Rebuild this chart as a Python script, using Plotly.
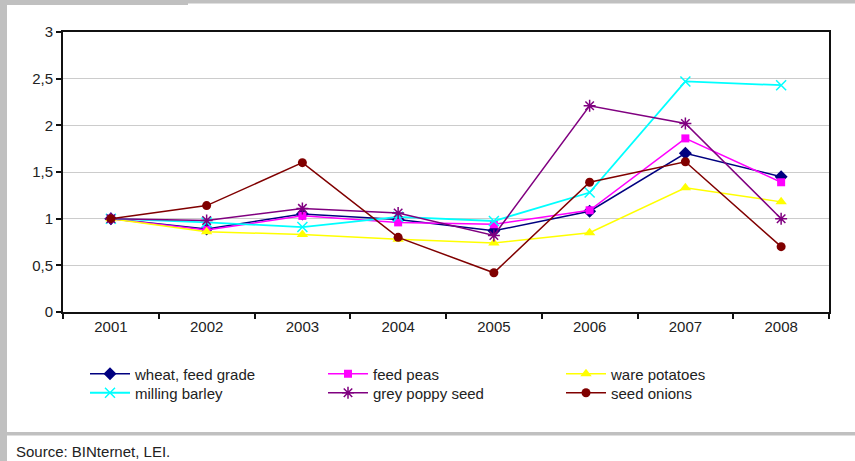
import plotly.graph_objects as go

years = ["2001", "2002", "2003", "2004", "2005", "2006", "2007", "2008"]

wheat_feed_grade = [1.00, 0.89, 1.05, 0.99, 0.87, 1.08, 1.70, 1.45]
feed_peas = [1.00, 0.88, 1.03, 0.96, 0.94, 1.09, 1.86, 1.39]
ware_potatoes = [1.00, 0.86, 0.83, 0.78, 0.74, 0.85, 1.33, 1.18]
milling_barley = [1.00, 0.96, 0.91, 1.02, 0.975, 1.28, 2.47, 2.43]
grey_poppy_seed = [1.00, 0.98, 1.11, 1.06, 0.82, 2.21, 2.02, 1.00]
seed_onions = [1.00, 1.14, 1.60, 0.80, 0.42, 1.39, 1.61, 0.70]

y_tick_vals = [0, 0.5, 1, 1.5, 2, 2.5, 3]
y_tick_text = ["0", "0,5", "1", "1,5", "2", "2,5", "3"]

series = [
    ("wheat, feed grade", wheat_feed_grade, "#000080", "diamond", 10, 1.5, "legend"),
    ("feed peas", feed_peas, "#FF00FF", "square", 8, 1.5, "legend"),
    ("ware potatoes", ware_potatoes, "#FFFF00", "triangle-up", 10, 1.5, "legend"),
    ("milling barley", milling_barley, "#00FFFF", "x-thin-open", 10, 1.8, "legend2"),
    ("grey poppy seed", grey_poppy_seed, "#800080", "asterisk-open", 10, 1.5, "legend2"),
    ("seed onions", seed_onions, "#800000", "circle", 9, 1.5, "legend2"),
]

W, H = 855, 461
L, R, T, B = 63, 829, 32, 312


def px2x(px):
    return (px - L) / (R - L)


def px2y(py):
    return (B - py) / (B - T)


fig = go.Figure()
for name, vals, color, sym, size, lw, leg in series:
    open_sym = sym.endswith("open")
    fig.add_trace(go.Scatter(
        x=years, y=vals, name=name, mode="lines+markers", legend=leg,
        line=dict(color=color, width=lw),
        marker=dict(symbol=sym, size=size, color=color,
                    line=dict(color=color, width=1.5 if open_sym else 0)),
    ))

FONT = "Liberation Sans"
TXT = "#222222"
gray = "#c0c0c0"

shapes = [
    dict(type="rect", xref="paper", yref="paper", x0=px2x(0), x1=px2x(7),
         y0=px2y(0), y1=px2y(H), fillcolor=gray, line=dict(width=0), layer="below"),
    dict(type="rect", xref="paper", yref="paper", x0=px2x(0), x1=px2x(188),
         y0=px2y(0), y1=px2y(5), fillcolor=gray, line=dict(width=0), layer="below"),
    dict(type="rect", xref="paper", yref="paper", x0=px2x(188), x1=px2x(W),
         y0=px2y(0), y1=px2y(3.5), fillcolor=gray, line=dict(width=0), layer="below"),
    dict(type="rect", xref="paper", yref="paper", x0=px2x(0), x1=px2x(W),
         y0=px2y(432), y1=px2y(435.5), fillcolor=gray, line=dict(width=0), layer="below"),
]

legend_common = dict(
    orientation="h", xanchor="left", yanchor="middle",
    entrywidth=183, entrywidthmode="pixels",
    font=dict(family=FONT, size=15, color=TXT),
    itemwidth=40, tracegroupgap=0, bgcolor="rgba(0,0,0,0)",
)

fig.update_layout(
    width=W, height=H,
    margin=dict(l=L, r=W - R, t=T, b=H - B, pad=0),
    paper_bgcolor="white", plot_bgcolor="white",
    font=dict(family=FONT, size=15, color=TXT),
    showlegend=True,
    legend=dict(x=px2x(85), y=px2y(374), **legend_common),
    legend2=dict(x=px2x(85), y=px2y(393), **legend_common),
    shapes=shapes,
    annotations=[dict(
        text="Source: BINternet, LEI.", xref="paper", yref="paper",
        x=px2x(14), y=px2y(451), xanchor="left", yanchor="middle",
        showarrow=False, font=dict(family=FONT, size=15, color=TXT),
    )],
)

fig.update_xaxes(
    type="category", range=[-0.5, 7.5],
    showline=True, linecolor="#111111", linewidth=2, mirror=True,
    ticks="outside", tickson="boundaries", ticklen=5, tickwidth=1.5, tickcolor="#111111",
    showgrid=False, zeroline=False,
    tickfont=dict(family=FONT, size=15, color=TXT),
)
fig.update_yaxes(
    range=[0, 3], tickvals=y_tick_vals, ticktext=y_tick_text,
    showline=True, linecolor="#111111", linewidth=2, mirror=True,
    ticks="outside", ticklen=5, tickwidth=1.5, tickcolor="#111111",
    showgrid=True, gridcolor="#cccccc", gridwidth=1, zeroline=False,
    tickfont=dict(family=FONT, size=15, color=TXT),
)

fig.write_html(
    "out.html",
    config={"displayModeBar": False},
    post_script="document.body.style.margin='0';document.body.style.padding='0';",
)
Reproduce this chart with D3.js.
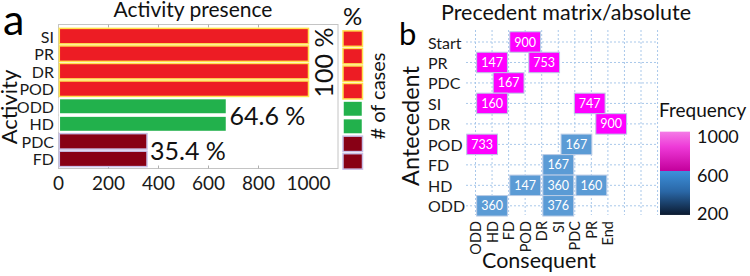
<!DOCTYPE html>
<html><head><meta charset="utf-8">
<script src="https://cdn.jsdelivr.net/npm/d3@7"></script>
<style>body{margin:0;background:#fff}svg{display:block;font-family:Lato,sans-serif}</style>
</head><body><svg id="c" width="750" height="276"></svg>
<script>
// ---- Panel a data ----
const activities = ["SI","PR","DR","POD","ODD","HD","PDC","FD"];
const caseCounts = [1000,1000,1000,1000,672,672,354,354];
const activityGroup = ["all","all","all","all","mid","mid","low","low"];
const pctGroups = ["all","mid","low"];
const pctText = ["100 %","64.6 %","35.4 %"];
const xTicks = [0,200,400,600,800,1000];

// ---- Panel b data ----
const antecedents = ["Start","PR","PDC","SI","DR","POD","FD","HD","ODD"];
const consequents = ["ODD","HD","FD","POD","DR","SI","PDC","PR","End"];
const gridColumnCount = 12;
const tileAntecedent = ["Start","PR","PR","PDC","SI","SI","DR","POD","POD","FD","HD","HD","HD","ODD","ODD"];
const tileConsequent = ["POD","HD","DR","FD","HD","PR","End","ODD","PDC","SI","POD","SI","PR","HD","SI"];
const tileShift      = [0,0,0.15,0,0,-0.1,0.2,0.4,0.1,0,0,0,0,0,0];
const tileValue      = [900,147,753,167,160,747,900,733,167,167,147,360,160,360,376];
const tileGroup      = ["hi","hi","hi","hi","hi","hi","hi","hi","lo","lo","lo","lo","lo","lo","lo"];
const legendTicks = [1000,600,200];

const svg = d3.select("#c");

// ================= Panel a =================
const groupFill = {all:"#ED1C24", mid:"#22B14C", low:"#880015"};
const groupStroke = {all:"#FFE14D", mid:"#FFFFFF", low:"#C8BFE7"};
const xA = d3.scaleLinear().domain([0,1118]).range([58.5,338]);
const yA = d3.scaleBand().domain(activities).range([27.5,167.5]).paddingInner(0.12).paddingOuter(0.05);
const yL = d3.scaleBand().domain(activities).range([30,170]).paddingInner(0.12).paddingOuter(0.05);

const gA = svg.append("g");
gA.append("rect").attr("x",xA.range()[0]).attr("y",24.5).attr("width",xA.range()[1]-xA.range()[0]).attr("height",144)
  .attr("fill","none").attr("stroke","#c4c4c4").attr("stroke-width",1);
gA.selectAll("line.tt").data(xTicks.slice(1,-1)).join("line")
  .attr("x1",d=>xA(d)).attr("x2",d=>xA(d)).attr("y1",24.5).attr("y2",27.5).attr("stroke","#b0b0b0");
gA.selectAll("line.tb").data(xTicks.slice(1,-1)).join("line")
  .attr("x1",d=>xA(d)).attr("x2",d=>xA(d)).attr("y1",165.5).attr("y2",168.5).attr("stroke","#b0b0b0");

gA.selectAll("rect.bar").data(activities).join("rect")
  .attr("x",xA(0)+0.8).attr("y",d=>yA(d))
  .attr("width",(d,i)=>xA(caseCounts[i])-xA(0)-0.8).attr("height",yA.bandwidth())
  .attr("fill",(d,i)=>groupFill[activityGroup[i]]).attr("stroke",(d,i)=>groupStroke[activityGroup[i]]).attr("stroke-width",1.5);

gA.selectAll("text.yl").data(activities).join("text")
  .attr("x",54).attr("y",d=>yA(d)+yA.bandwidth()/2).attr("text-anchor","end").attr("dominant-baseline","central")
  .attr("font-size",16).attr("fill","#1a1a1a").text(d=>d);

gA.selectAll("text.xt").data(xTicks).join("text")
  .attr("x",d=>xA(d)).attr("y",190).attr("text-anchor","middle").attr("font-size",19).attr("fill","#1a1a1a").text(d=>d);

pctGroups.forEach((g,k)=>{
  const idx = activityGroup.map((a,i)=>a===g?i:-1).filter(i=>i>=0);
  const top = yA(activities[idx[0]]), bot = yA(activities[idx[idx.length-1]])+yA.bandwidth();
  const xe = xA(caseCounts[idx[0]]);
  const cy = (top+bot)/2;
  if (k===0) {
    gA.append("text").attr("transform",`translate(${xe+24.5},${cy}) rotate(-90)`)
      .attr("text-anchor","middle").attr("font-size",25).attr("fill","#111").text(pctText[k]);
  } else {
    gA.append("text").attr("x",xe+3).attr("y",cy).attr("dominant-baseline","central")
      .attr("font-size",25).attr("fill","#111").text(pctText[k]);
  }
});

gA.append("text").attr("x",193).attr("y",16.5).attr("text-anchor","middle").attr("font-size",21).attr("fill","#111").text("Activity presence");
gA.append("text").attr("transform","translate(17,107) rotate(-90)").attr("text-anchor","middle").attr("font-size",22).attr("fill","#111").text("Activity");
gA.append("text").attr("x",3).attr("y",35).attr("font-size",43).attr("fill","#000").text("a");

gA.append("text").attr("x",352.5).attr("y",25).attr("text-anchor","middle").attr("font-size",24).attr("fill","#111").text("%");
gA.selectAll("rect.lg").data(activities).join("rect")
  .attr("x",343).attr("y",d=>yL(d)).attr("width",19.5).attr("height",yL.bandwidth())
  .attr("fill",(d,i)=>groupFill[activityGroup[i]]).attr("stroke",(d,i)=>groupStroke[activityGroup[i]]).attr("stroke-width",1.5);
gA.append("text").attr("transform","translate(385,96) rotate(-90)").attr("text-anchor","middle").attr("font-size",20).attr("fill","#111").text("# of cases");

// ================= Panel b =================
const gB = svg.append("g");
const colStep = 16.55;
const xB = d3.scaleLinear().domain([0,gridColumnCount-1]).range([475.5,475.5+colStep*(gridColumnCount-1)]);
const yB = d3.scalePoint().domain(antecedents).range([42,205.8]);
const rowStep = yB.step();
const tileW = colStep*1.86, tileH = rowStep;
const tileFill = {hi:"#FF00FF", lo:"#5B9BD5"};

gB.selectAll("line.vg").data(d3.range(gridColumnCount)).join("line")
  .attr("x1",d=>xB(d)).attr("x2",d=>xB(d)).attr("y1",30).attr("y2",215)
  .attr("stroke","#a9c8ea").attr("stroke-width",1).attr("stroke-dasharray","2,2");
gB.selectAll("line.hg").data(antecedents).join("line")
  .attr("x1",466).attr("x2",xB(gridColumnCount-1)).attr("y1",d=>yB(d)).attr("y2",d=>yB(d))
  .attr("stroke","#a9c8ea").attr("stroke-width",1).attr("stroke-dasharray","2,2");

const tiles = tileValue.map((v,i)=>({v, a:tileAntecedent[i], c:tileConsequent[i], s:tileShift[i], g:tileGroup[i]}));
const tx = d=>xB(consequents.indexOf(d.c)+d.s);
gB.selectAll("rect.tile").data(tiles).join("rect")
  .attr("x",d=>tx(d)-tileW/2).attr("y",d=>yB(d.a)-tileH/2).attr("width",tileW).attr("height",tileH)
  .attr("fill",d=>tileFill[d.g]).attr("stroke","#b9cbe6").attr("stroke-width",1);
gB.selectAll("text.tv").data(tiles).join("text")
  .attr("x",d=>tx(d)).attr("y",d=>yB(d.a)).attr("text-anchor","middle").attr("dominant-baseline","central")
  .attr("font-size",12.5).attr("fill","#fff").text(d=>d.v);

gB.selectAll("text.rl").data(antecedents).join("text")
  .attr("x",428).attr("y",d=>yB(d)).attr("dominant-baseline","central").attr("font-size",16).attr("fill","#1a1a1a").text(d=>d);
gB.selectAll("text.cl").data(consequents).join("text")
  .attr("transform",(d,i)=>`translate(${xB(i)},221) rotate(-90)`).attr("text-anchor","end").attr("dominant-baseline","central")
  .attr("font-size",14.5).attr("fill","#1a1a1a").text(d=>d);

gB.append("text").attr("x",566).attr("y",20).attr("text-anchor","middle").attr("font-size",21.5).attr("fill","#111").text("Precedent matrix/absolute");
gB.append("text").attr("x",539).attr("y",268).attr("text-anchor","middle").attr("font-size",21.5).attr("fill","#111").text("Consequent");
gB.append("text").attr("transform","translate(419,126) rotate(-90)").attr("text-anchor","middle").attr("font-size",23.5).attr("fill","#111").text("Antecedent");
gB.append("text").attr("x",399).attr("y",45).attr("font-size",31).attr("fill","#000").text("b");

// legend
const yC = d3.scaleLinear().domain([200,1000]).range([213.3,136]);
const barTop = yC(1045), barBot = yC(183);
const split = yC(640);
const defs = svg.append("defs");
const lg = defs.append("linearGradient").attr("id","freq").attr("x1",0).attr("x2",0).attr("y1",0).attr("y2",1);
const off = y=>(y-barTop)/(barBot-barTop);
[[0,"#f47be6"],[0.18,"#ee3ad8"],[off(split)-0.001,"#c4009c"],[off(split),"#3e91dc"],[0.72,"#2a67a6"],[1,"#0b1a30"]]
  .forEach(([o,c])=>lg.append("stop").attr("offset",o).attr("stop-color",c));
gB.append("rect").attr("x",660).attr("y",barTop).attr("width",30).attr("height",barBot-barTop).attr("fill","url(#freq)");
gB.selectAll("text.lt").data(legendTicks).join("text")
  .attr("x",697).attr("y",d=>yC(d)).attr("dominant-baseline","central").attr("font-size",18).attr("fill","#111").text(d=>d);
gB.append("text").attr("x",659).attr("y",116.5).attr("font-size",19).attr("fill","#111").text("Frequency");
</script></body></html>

■ THE REQUEST ■
Collect each line containing the string "this".

■ WRITTEN SOLUTION ■
Rebuild this chart as a Python script, using Plotly.
Reproduce this chart with D3.js.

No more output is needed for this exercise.